• GOAL
Please, without the pictures, retype exactly the lines from the start of the material through the line that holds "-- (287,619) arc[start".

• DATA PROVIDED
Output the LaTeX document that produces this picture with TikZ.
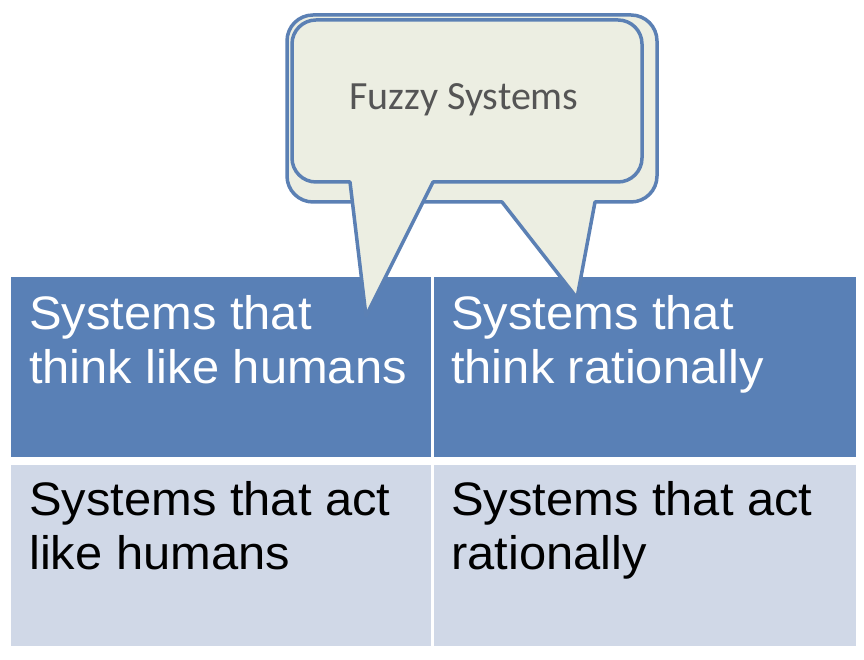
\documentclass[tikz,border=0pt]{standalone}
\usepackage{fontspec}
\setmainfont{Liberation Sans}[FakeStretch=1.04]
\newfontfamily\calibrifont{Carlito}
\usepackage{xcolor}
\usetikzlibrary{positioning}

\definecolor{cellblue}{RGB}{89,128,182}
\definecolor{celllight}{RGB}{208,216,231}
\definecolor{bubblefill}{RGB}{236,238,226}
\definecolor{bubbleline}{RGB}{91,128,180}
\definecolor{fuzzygray}{RGB}{85,85,85}

\begin{document}
\begin{tikzpicture}[x=1pt, y=1pt,
    cell/.style={anchor=north west, inner sep=0pt, minimum width=420pt, minimum height=180pt},
    headcell/.style={cell, fill=cellblue},
    bodycell/.style={cell, fill=celllight, minimum height=181pt},
    celltext/.style={anchor=base west, inner sep=0pt, align=left, font=\fontsize{47}{54}\selectfont},
    bubble/.style={draw=bubbleline, fill=bubblefill, line width=3.5pt, line join=round}]
    \useasboundingbox (0,0) rectangle (864,660);

    % the four cells of the table
    \node[headcell] (thinkH) at (11,383) {};
    \node[headcell, minimum width=422pt] (thinkR) at (434,383) {};
    \node[bodycell] (actH) at (11,195) {};
    \node[bodycell, minimum width=422pt] (actR) at (434,195) {};

    % base anchor sits on the last line of each text
    \node[celltext, text=white] (thinkHtxt) at ([xshift=18pt, yshift=-107pt]thinkH.north west) {Systems that\\think like humans};
    \node[celltext, text=white] (thinkRtxt) at ([xshift=17pt, yshift=-107pt]thinkR.north west) {Systems that\\think rationally};
    \node[celltext] (actHtxt) at ([xshift=18pt, yshift=-105pt]actH.north west) {Systems that act\\like humans};
    \node[celltext] (actRtxt) at ([xshift=17pt, yshift=-105pt]actR.north west) {Systems that act\\rationally};

    % back callout, pointing to the right cell
    \def\r{26}
    \draw[bubble] (313,645) -- (631,645) arc[start angle=90, end angle=0, radius=\r]
        -- (657,484) arc[start angle=0, end angle=-90, radius=\r]
        -- (595,458) -- (577,362) -- (502,458)
        -- (313,458) arc[start angle=270, end angle=180, radius=\r]
        -- (287,619) arc[start angle=180, end angle=90, radius=\r] -- cycle;

    % front callout, pointing to the left cell
    \def\r{24}
    \draw[bubble] (316,640) -- (618,640) arc[start angle=90, end angle=0, radius=\r]
        -- (642,502) arc[start angle=0, end angle=-90, radius=\r]
        -- (433,478) -- (366,344) -- (350,478)
        -- (316,478) arc[start angle=270, end angle=180, radius=\r]
        -- (292,616) arc[start angle=180, end angle=90, radius=\r] -- cycle;

    \node[anchor=base, inner sep=0pt, text=fuzzygray, font=\calibrifont\fontsize{40}{48}\selectfont] (fuzzy) at (464,550) {Fuzzy Systems};
\end{tikzpicture}
\end{document}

• REPLY
Output the LaTeX document that produces this picture with TikZ.
\documentclass[tikz,border=0pt]{standalone}
\usepackage{fontspec}
\setmainfont{Liberation Sans}[FakeStretch=1.04]
\newfontfamily\calibrifont{Carlito}
\usepackage{xcolor}
\usetikzlibrary{positioning}

\definecolor{cellblue}{RGB}{89,128,182}
\definecolor{celllight}{RGB}{208,216,231}
\definecolor{bubblefill}{RGB}{236,238,226}
\definecolor{bubbleline}{RGB}{91,128,180}
\definecolor{fuzzygray}{RGB}{85,85,85}

\begin{document}
\begin{tikzpicture}[x=1pt, y=1pt,
    cell/.style={anchor=north west, inner sep=0pt, minimum width=420pt, minimum height=180pt},
    headcell/.style={cell, fill=cellblue},
    bodycell/.style={cell, fill=celllight, minimum height=181pt},
    celltext/.style={anchor=base west, inner sep=0pt, align=left, font=\fontsize{47}{54}\selectfont},
    bubble/.style={draw=bubbleline, fill=bubblefill, line width=3.5pt, line join=round}]
    \useasboundingbox (0,0) rectangle (864,660);

    % the four cells of the table
    \node[headcell] (thinkH) at (11,383) {};
    \node[headcell, minimum width=422pt] (thinkR) at (434,383) {};
    \node[bodycell] (actH) at (11,195) {};
    \node[bodycell, minimum width=422pt] (actR) at (434,195) {};

    % base anchor sits on the last line of each text
    \node[celltext, text=white] (thinkHtxt) at ([xshift=18pt, yshift=-107pt]thinkH.north west) {Systems that\\think like humans};
    \node[celltext, text=white] (thinkRtxt) at ([xshift=17pt, yshift=-107pt]thinkR.north west) {Systems that\\think rationally};
    \node[celltext] (actHtxt) at ([xshift=18pt, yshift=-105pt]actH.north west) {Systems that act\\like humans};
    \node[celltext] (actRtxt) at ([xshift=17pt, yshift=-105pt]actR.north west) {Systems that act\\rationally};

    % back callout, pointing to the right cell
    \def\r{26}
    \draw[bubble] (313,645) -- (631,645) arc[start angle=90, end angle=0, radius=\r]
        -- (657,484) arc[start angle=0, end angle=-90, radius=\r]
        -- (595,458) -- (577,362) -- (502,458)
        -- (313,458) arc[start angle=270, end angle=180, radius=\r]
        -- (287,619) arc[start angle=180, end angle=90, radius=\r] -- cycle;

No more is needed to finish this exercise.